* _The task_:
Copy each line of the data below exactly, leaving out pictures.

* _Material_:
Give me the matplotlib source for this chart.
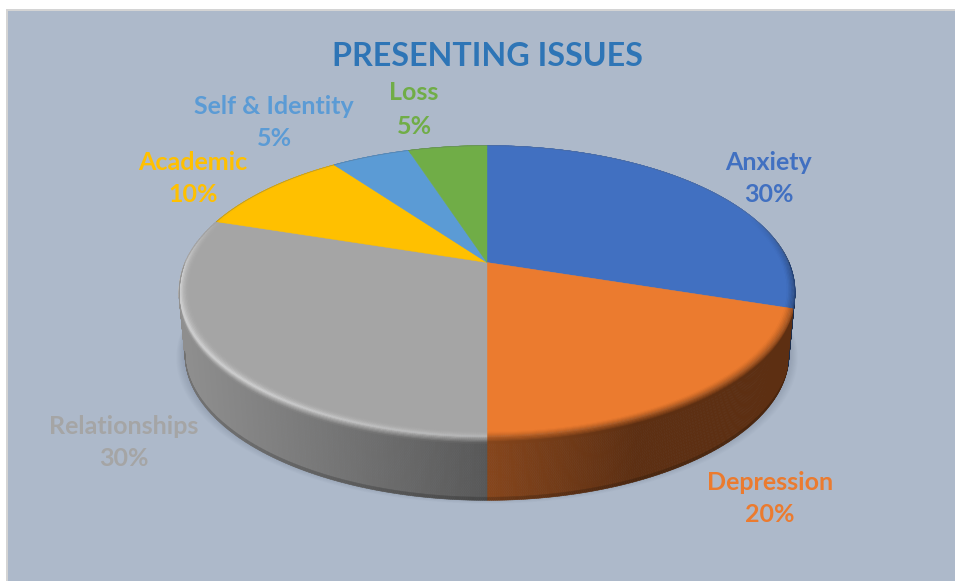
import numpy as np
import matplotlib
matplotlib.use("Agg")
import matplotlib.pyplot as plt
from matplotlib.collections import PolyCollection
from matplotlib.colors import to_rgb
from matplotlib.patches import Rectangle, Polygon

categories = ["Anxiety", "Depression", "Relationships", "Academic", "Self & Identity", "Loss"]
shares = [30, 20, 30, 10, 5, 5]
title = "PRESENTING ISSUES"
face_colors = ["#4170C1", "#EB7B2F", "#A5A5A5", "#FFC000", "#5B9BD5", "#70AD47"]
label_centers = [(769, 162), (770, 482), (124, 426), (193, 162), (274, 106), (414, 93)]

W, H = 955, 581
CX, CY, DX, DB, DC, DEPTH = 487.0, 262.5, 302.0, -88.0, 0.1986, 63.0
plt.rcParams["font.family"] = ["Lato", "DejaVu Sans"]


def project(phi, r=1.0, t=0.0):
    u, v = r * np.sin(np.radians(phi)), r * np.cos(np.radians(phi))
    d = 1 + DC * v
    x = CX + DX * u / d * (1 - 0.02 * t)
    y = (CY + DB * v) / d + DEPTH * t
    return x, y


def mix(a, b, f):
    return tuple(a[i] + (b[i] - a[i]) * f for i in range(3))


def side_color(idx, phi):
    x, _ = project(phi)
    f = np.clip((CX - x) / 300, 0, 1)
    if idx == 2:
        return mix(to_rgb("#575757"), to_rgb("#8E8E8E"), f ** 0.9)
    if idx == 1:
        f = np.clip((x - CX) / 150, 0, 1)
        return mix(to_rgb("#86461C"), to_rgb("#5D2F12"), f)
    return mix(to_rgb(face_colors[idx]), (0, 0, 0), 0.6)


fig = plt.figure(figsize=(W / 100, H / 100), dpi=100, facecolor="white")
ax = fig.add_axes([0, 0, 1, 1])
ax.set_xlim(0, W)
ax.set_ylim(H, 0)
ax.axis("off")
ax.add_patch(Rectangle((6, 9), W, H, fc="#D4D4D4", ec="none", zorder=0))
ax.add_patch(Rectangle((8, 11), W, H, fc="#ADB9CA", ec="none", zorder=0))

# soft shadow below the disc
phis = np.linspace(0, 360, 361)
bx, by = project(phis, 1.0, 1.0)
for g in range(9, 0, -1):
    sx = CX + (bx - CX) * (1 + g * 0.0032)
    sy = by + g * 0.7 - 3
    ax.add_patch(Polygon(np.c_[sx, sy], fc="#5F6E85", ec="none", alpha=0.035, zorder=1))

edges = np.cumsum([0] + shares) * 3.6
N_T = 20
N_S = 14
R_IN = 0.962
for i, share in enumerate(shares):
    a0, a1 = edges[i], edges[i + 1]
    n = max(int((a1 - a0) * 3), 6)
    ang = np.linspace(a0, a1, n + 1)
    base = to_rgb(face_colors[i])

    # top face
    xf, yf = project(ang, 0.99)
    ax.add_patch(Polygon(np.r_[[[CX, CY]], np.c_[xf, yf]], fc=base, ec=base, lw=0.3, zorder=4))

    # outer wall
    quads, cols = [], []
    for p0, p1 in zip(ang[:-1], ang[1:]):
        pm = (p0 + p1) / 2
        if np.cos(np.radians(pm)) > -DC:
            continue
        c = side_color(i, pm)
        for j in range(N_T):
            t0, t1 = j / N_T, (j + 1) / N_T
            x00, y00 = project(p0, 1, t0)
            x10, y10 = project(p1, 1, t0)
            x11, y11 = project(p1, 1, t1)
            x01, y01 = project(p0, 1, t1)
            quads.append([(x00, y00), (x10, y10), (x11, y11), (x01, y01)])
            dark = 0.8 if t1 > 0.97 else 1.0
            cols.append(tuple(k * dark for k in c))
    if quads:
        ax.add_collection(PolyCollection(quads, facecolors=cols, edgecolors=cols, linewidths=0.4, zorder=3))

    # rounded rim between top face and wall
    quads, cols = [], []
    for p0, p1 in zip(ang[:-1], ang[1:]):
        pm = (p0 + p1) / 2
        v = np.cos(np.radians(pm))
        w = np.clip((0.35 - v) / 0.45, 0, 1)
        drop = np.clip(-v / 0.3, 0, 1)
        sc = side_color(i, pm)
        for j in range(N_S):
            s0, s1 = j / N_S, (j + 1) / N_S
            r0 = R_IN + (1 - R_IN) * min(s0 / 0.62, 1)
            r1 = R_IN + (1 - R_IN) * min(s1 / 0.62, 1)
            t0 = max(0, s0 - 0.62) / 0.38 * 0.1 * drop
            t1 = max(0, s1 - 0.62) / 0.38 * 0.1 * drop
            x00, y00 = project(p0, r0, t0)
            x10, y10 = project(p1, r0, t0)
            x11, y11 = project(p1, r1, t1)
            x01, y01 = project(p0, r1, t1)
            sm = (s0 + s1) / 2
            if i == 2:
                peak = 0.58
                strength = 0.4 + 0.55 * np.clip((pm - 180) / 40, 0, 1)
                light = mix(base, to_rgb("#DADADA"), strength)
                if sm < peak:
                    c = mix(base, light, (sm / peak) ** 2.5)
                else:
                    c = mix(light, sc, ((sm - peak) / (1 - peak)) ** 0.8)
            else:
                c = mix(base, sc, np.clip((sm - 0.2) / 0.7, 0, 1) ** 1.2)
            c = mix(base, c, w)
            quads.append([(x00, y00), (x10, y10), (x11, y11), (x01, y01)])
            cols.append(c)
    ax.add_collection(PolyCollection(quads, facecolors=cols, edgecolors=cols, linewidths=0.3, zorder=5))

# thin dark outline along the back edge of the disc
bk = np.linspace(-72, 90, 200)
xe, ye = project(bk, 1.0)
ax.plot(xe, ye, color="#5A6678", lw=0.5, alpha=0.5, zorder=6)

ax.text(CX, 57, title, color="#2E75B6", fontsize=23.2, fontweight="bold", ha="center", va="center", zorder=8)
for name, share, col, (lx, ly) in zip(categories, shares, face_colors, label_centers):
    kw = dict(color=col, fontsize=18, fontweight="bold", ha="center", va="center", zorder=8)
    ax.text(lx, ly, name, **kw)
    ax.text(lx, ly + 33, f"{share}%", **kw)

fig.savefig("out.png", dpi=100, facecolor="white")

* _Final answer_:
Give me the matplotlib source for this chart.
import numpy as np
import matplotlib
matplotlib.use("Agg")
import matplotlib.pyplot as plt
from matplotlib.collections import PolyCollection
from matplotlib.colors import to_rgb
from matplotlib.patches import Rectangle, Polygon

categories = ["Anxiety", "Depression", "Relationships", "Academic", "Self & Identity", "Loss"]
shares = [30, 20, 30, 10, 5, 5]
title = "PRESENTING ISSUES"
face_colors = ["#4170C1", "#EB7B2F", "#A5A5A5", "#FFC000", "#5B9BD5", "#70AD47"]
label_centers = [(769, 162), (770, 482), (124, 426), (193, 162), (274, 106), (414, 93)]

W, H = 955, 581
CX, CY, DX, DB, DC, DEPTH = 487.0, 262.5, 302.0, -88.0, 0.1986, 63.0
plt.rcParams["font.family"] = ["Lato", "DejaVu Sans"]


def project(phi, r=1.0, t=0.0):
    u, v = r * np.sin(np.radians(phi)), r * np.cos(np.radians(phi))
    d = 1 + DC * v
    x = CX + DX * u / d * (1 - 0.02 * t)
    y = (CY + DB * v) / d + DEPTH * t
    return x, y


def mix(a, b, f):
    return tuple(a[i] + (b[i] - a[i]) * f for i in range(3))


def side_color(idx, phi):
    x, _ = project(phi)
    f = np.clip((CX - x) / 300, 0, 1)
    if idx == 2:
        return mix(to_rgb("#575757"), to_rgb("#8E8E8E"), f ** 0.9)
    if idx == 1:
        f = np.clip((x - CX) / 150, 0, 1)
        return mix(to_rgb("#86461C"), to_rgb("#5D2F12"), f)
    return mix(to_rgb(face_colors[idx]), (0, 0, 0), 0.6)


fig = plt.figure(figsize=(W / 100, H / 100), dpi=100, facecolor="white")
ax = fig.add_axes([0, 0, 1, 1])
ax.set_xlim(0, W)
ax.set_ylim(H, 0)
ax.axis("off")
ax.add_patch(Rectangle((6, 9), W, H, fc="#D4D4D4", ec="none", zorder=0))
ax.add_patch(Rectangle((8, 11), W, H, fc="#ADB9CA", ec="none", zorder=0))

# soft shadow below the disc
phis = np.linspace(0, 360, 361)
bx, by = project(phis, 1.0, 1.0)
for g in range(9, 0, -1):
    sx = CX + (bx - CX) * (1 + g * 0.0032)
    sy = by + g * 0.7 - 3
    ax.add_patch(Polygon(np.c_[sx, sy], fc="#5F6E85", ec="none", alpha=0.035, zorder=1))

edges = np.cumsum([0] + shares) * 3.6
N_T = 20
N_S = 14
R_IN = 0.962
for i, share in enumerate(shares):
    a0, a1 = edges[i], edges[i + 1]
    n = max(int((a1 - a0) * 3), 6)
    ang = np.linspace(a0, a1, n + 1)
    base = to_rgb(face_colors[i])

    # top face
    xf, yf = project(ang, 0.99)
    ax.add_patch(Polygon(np.r_[[[CX, CY]], np.c_[xf, yf]], fc=base, ec=base, lw=0.3, zorder=4))

    # outer wall
    quads, cols = [], []
    for p0, p1 in zip(ang[:-1], ang[1:]):
        pm = (p0 + p1) / 2
        if np.cos(np.radians(pm)) > -DC:
            continue
        c = side_color(i, pm)
        for j in range(N_T):
            t0, t1 = j / N_T, (j + 1) / N_T
            x00, y00 = project(p0, 1, t0)
            x10, y10 = project(p1, 1, t0)
            x11, y11 = project(p1, 1, t1)
            x01, y01 = project(p0, 1, t1)
            quads.append([(x00, y00), (x10, y10), (x11, y11), (x01, y01)])
            dark = 0.8 if t1 > 0.97 else 1.0
            cols.append(tuple(k * dark for k in c))
    if quads:
        ax.add_collection(PolyCollection(quads, facecolors=cols, edgecolors=cols, linewidths=0.4, zorder=3))

    # rounded rim between top face and wall
    quads, cols = [], []
    for p0, p1 in zip(ang[:-1], ang[1:]):
        pm = (p0 + p1) / 2
        v = np.cos(np.radians(pm))
        w = np.clip((0.35 - v) / 0.45, 0, 1)
        drop = np.clip(-v / 0.3, 0, 1)
        sc = side_color(i, pm)
        for j in range(N_S):
            s0, s1 = j / N_S, (j + 1) / N_S
            r0 = R_IN + (1 - R_IN) * min(s0 / 0.62, 1)
            r1 = R_IN + (1 - R_IN) * min(s1 / 0.62, 1)
            t0 = max(0, s0 - 0.62) / 0.38 * 0.1 * drop
            t1 = max(0, s1 - 0.62) / 0.38 * 0.1 * drop
            x00, y00 = project(p0, r0, t0)
            x10, y10 = project(p1, r0, t0)
            x11, y11 = project(p1, r1, t1)
            x01, y01 = project(p0, r1, t1)
            sm = (s0 + s1) / 2
            if i == 2:
                peak = 0.58
                strength = 0.4 + 0.55 * np.clip((pm - 180) / 40, 0, 1)
                light = mix(base, to_rgb("#DADADA"), strength)
                if sm < peak:
                    c = mix(base, light, (sm / peak) ** 2.5)
                else:
                    c = mix(light, sc, ((sm - peak) / (1 - peak)) ** 0.8)
            else:
                c = mix(base, sc, np.clip((sm - 0.2) / 0.7, 0, 1) ** 1.2)
            c = mix(base, c, w)
            quads.append([(x00, y00), (x10, y10), (x11, y11), (x01, y01)])
            cols.append(c)
    ax.add_collection(PolyCollection(quads, facecolors=cols, edgecolors=cols, linewidths=0.3, zorder=5))

# thin dark outline along the back edge of the disc
bk = np.linspace(-72, 90, 200)
xe, ye = project(bk, 1.0)
ax.plot(xe, ye, color="#5A6678", lw=0.5, alpha=0.5, zorder=6)

ax.text(CX, 57, title, color="#2E75B6", fontsize=23.2, fontweight="bold", ha="center", va="center", zorder=8)
for name, share, col, (lx, ly) in zip(categories, shares, face_colors, label_centers):
    kw = dict(color=col, fontsize=18, fontweight="bold", ha="center", va="center", zorder=8)
    ax.text(lx, ly, name, **kw)
    ax.text(lx, ly + 33, f"{share}%", **kw)

fig.savefig("out.png", dpi=100, facecolor="white")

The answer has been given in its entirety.